The fear of pasta deprivation is one reason why many individuals may shy away from low-carb diets. The cries ring out, “I can’t live without my pasta!” But is it really the pasta that you crave? There are some true hardcore pasta-lovers. These are people who do not mind eating it plain. However, for most of us, plain pasta just do not cut it. It is the sauces and the toppings that most of us want. So, when we pause and really consider pasta, it is mostly a vehicle for other flavors. Thus, when we want to follow a low-carb diet, what we need to do is find a different means to fill that role. And, fear not! Here are some alternatives.
Shirataki noodles are made from konjac yams and largely composed of water-soluble dietary fiber. Some have tofu mixed in and are referred to as tofu noodles. The ones with just konjac yams are usually a little chewier than the ones with tofu added, so it just depends on how “al dente” you prefer your pasta to be. Shirataki noodles have always been a regular part of traditional Asian cooking but are becoming more and more widely used due to their no net-carb benefit. Some evidence also suggests that shirataki noodles can help lower cholesterol and blood sugar. Shirataki noodles usually comes packaged in liquid and are ready to eat – no cooking required! You can rinse the noodles under hot water, pour your favorite pasta sauce on top, and enjoy it as part of your low-carb diet.
Various vegetables can be used in place of traditional pasta, too. Many vegetables are bland enough to use as a “blank canvas” for pasta sauces, and most of them offers more nutritional value.

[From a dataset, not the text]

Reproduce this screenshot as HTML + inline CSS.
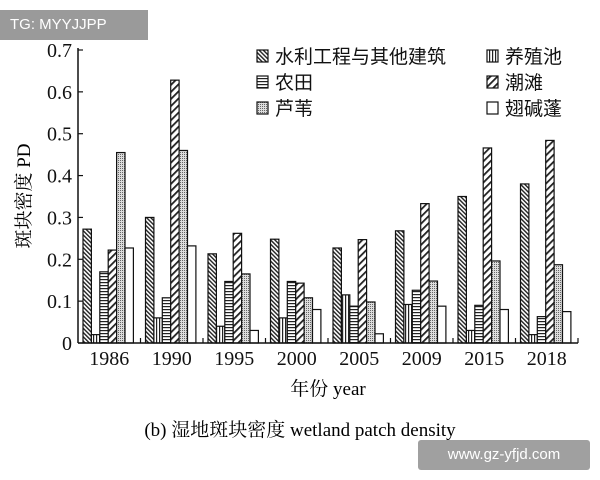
<!DOCTYPE html>
<html><head><meta charset="utf-8"><style>
body{margin:0;background:#fff;width:600px;height:480px;overflow:hidden;position:relative;font-family:"Liberation Serif","Noto Serif CJK SC",serif}
.wm{position:absolute;font-family:"Liberation Sans",sans-serif;color:#fff;font-size:15px}
</style></head><body>
<svg width="600" height="480" style="position:absolute;left:0;top:0">
<defs>
<pattern id="p0" width="3" height="3" patternUnits="userSpaceOnUse" patternTransform="rotate(-45)"><rect width="3" height="3" fill="#fff"/><rect width="1.4" height="3" fill="#222"/></pattern>
<pattern id="p1" width="3" height="3" patternUnits="userSpaceOnUse"><rect width="3" height="3" fill="#fff"/><rect width="1.2" height="3" fill="#222"/></pattern>
<pattern id="p2" width="3" height="3" patternUnits="userSpaceOnUse"><rect width="3" height="3" fill="#fff"/><rect width="3" height="1.2" fill="#222"/></pattern>
<pattern id="p3" width="5" height="5" patternUnits="userSpaceOnUse" patternTransform="rotate(45)"><rect width="5" height="5" fill="#fff"/><rect width="1.8" height="5" fill="#222"/></pattern>
<pattern id="p4" width="2" height="2" patternUnits="userSpaceOnUse"><rect width="2" height="2" fill="#ddd"/><rect width="1" height="1" fill="#666"/></pattern>
<pattern id="p5" width="2" height="2" patternUnits="userSpaceOnUse"><rect width="2" height="2" fill="#fff"/></pattern>
</defs>
<g id="bars"></g>
<g id="axes" font-size="20" fill="#111"></g>
<g id="legend" font-family="Liberation Sans,Noto Sans CJK SC,sans-serif" font-size="19" fill="#111"></g>
<text x="30" y="196" transform="rotate(-90 30 196)" text-anchor="middle" font-size="19">斑块密度 PD</text>
<text x="328" y="395" text-anchor="middle" font-size="19">年份 year</text>
<text x="300" y="436" text-anchor="middle" font-size="19">(b)  湿地斑块密度 wetland patch density</text>
</svg>
<div class="wm" style="left:0;top:10px;width:148px;height:30px;background:#9a9a9a;line-height:30px;padding-left:10px;box-sizing:border-box">TG: MYYJJPP</div>
<div class="wm" style="left:418px;top:440px;width:172px;height:30px;background:#a0a0a0;line-height:30px;text-align:center;border-radius:3px">www.gz-yfjd.com</div>
<script>
const years=["1986","1990","1995","2000","2005","2009","2015","2018"];
const seriesNames=["水利工程与其他建筑","养殖池","农田","潮滩","芦苇","翅碱蓬"];
const sWater=[0.272,0.300,0.213,0.248,0.227,0.268,0.350,0.380];
const sPond=[0.020,0.060,0.040,0.060,0.115,0.092,0.030,0.020];
const sFarm=[0.170,0.108,0.147,0.147,0.088,0.126,0.090,0.063];
const sFlat=[0.222,0.628,0.262,0.143,0.247,0.333,0.466,0.484];
const sReed=[0.455,0.460,0.165,0.108,0.098,0.148,0.196,0.187];
const sSuaeda=[0.227,0.232,0.030,0.080,0.022,0.088,0.080,0.075];
const yTicks=["0","0.1","0.2","0.3","0.4","0.5","0.6","0.7"];
const series=[sWater,sPond,sFarm,sFlat,sReed,sSuaeda];
const NS="http://www.w3.org/2000/svg";
const L=78,R=578,Y0=343,Y1=50,VMAX=0.7;
const y=v=>Y0-(v/VMAX)*(Y0-Y1);
const gw=(R-L)/years.length, bw=8.4;
const x=(g,s)=>L+g*gw+5+s*bw;
function mk(t,a,p){const e=document.createElementNS(NS,t);for(const k in a)e.setAttribute(k,a[k]);p.appendChild(e);return e;}
const bars=document.getElementById('bars');
series.forEach((arr,s)=>arr.forEach((v,g)=>{
 const r=mk('rect',{x:x(g,s),y:y(v),width:bw,height:Y0-y(v),fill:`url(#p${s})`,stroke:'#111','stroke-width':1.2},bars);
 
 
}));
const ax=document.getElementById('axes');
const yl=mk('line',{x1:L,y1:Y0,x2:L,y2:Y1-2,stroke:'#111','stroke-width':1.5},ax);

const xl=mk('line',{x1:L,y1:Y0,x2:R,y2:Y0,stroke:'#111','stroke-width':1.5},ax);

yTicks.forEach(t=>{const yy=y(+t);
 mk('line',{x1:L,y1:yy,x2:L+5,y2:yy,stroke:'#111','stroke-width':1.2},ax);
 const tx=mk('text',{x:L-6,y:yy+7,'text-anchor':'end'},ax);tx.textContent=t;
 
});
years.forEach((yr,g)=>{
 mk('line',{x1:L+(g+1)*gw,y1:Y0,x2:L+(g+1)*gw,y2:Y0-5,stroke:'#111','stroke-width':1.2},ax);
 const tx=mk('text',{x:L+g*gw+gw/2,y:Y0+22,'text-anchor':'middle'},ax);tx.textContent=yr;
 
});
const lg=document.getElementById('legend');
seriesNames.forEach((n,s)=>{
 const col=s%2, row=Math.floor(s/2);
 const bx=col?487:257, by=50+row*26;
 const g=mk('g',{},lg);
 
 mk('rect',{x:bx,y:by,width:11,height:12,fill:`url(#p${s})`,stroke:'#111','stroke-width':1.2},g);
 const t=mk('text',{x:bx+18,y:by+13},g);t.textContent=n;
});
</script>
</body></html>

The classic choice is spaghetti squash. Cup for cup, it has fewer than 25% of the calories and carbs of regular spaghetti (even whole wheat) AND beats out the traditional pasta in most nutrient categories. It is delicious with pesto as well as creamy sauces. If you need some inspiration, try out this Spaghetti Squash Bake.

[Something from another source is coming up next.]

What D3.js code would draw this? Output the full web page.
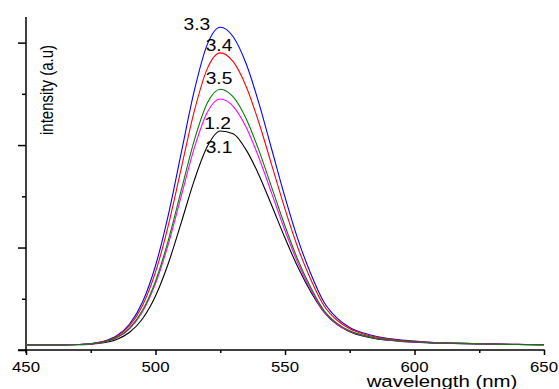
<!DOCTYPE html>
<html>
<head>
<meta charset="utf-8">
<script src="https://cdn.jsdelivr.net/npm/d3@7"></script>
<style>
  body { margin: 0; background: #fff; }
  text { font-family: "Liberation Sans", Arial, sans-serif; fill: #000; }
</style>
</head>
<body>
<svg id="chart" width="559" height="389"></svg>
<script>
// wavelength grid (nm)
var wavelengths = [450,455,460,465,470,475,480,485,490,495,500,505,510,515,520,525,530,535,540,545,
  550,555,560,565,570,575,580,585,590,595,600,605,610,615,620,625,630,635,640,645,650];

// intensity (a.u), one array per sample
var s33 = [0.10,0.10,0.10,0.10,0.107,0.124,0.168,0.277,0.507,0.937,1.644,2.648,3.863,5.066,5.965,6.30,6.114,5.587,4.806,3.894,
  2.983,2.158,1.483,0.937,0.627,0.441,0.336,0.267,0.224,0.193,0.174,0.156,0.143,0.137,0.131,0.125,0.119,0.112,0.109,0.106,0.105];
var s34 = [0.10,0.10,0.10,0.102,0.107,0.122,0.163,0.263,0.474,0.870,1.519,2.443,3.560,4.666,5.492,5.80,5.629,5.145,4.426,3.588,
  2.751,1.992,1.371,0.870,0.585,0.414,0.317,0.254,0.214,0.186,0.168,0.151,0.140,0.134,0.129,0.123,0.117,0.111,0.109,0.106,0.105];
var s35 = [0.10,0.10,0.10,0.101,0.106,0.119,0.155,0.243,0.428,0.774,1.343,2.151,3.129,4.097,4.821,5.09,4.940,4.516,3.887,3.154,
  2.420,1.757,1.213,0.774,0.524,0.374,0.290,0.235,0.200,0.175,0.160,0.145,0.135,0.130,0.125,0.120,0.115,0.110,0.107,0.105,0.104];
var s12 = [0.10,0.10,0.10,0.101,0.106,0.119,0.153,0.237,0.415,0.748,1.295,2.073,3.014,3.945,4.641,4.90,4.756,4.348,3.743,3.038,
  2.332,1.694,1.170,0.748,0.508,0.364,0.282,0.230,0.196,0.172,0.158,0.143,0.134,0.129,0.124,0.119,0.114,0.110,0.107,0.105,0.104];
var s31 = [0.10,0.10,0.10,0.101,0.104,0.114,0.141,0.206,0.346,0.611,1.054,1.699,2.497,3.316,3.970,4.274,4.219,3.906,3.408,2.805,
  2.185,1.615,1.134,0.746,0.501,0.357,0.273,0.222,0.190,0.168,0.153,0.141,0.131,0.126,0.122,0.118,0.114,0.109,0.107,0.105,0.103];

var seriesNames = ["3.1", "3.3", "3.4", "1.2", "3.5"];
var seriesValues = [s31, s33, s34, s12, s35];
var seriesColors = ["#000000", "#0000ff", "#ff0000", "#ff00ff", "#008000"];

// curve labels as written on the plot (wavelength, intensity of the text baseline)
var labelNames = ["3.3", "3.4", "3.5", "1.2", "3.1"];
var labelWave = [516, 524.5, 524.5, 524, 524.5];
var labelLevel = [6.25, 5.84, 5.19, 4.31, 3.85];

var xMajor = [450, 500, 550, 600, 650];
var xMinor = [475, 525, 575, 625];
var yMajor = [0, 2, 4, 6];
var yMinor = [1, 3, 5];

var svg = d3.select("#chart");
var stretch = 1.2; // text in the picture is drawn a little wide

var x = d3.scaleLinear().domain([450, 650]).range([26, 544]);
var y = d3.scaleLinear().domain([0, 6.5]).range([350, 17]);

function stretchedText(g, px, py, str, size, anchor) {
  return g.append("text")
    .attr("transform", "translate(" + px + "," + py + ") scale(" + stretch + ",1)")
    .attr("text-anchor", anchor || "middle")
    .style("font-size", size + "px")
    .text(str);
}

// axes: major and minor ticks, domain lines drawn separately
var xAxisMajor = d3.axisBottom(x).tickValues(xMajor).tickSize(5).tickFormat("");
var xAxisMinor = d3.axisBottom(x).tickValues(xMinor).tickSize(3).tickFormat("");
var yAxisMajor = d3.axisLeft(y).tickValues(yMajor).tickSize(8).tickFormat("");
var yAxisMinor = d3.axisLeft(y).tickValues(yMinor).tickSize(4).tickFormat("");

[xAxisMajor, xAxisMinor].forEach(function(ax) {
  svg.append("g").attr("transform", "translate(0," + y(0) + ")").call(ax)
    .call(function(g) { g.select(".domain").remove(); })
    .selectAll("line").attr("stroke", "#000").attr("stroke-width", 1.5);
});
[yAxisMajor, yAxisMinor].forEach(function(ax) {
  svg.append("g").attr("transform", "translate(" + x(450) + ",0)").call(ax)
    .call(function(g) { g.select(".domain").remove(); })
    .selectAll("line").attr("stroke", "#000").attr("stroke-width", 1.5);
});

svg.append("line")
  .attr("x1", x(450) - 8).attr("x2", x(650) + 0.75)
  .attr("y1", y(0)).attr("y2", y(0))
  .attr("stroke", "#000").attr("stroke-width", 1.5);
svg.append("line")
  .attr("x1", x(450)).attr("x2", x(450))
  .attr("y1", y(6.5)).attr("y2", y(0) + 3)
  .attr("stroke", "#000").attr("stroke-width", 1.5);

// x tick labels
xMajor.forEach(function(v) {
  stretchedText(svg, x(v), y(0) + 22, v, 14);
});

// axis titles
stretchedText(svg, 442, 387, "wavelength (nm)", 17);
svg.append("text")
  .attr("transform", "translate(53,90) scale(" + stretch + ",1) rotate(-90)")
  .attr("text-anchor", "middle")
  .style("font-size", "15px")
  .text("intensity (a.u)");

// spectra
var line = d3.line()
  .x(function(d) { return x(d[0]); })
  .y(function(d) { return y(d[1]); })
  .curve(d3.curveMonotoneX);

seriesValues.forEach(function(vals, i) {
  svg.append("path")
    .datum(wavelengths.map(function(w, j) { return [w, vals[j]]; }))
    .attr("class", "spectrum s" + seriesNames[i])
    .attr("fill", "none")
    .attr("stroke", seriesColors[i])
    .attr("stroke-width", 1.1)
    .attr("d", line);
});

// curve labels
labelNames.forEach(function(name, i) {
  stretchedText(svg, x(labelWave[i]), y(labelLevel[i]), name, 16);
});
</script>
</body>
</html>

Other vegetables that can serve as good “beds” for pasta sauces are summer squashes that can be shredded or thinly sliced. This Noodle-Free Lasagna, for example, uses zucchini as a base. You can also use shredded and sautéed cabbage (tastes great with a little onion) or sautéed bean sprouts. Numerous vegetables have compatible flavors with sauces, such as green beans with pesto sauce or eggplant strips with marinara. Use your imagination to create delicious “pasta” options for your low-carb diet.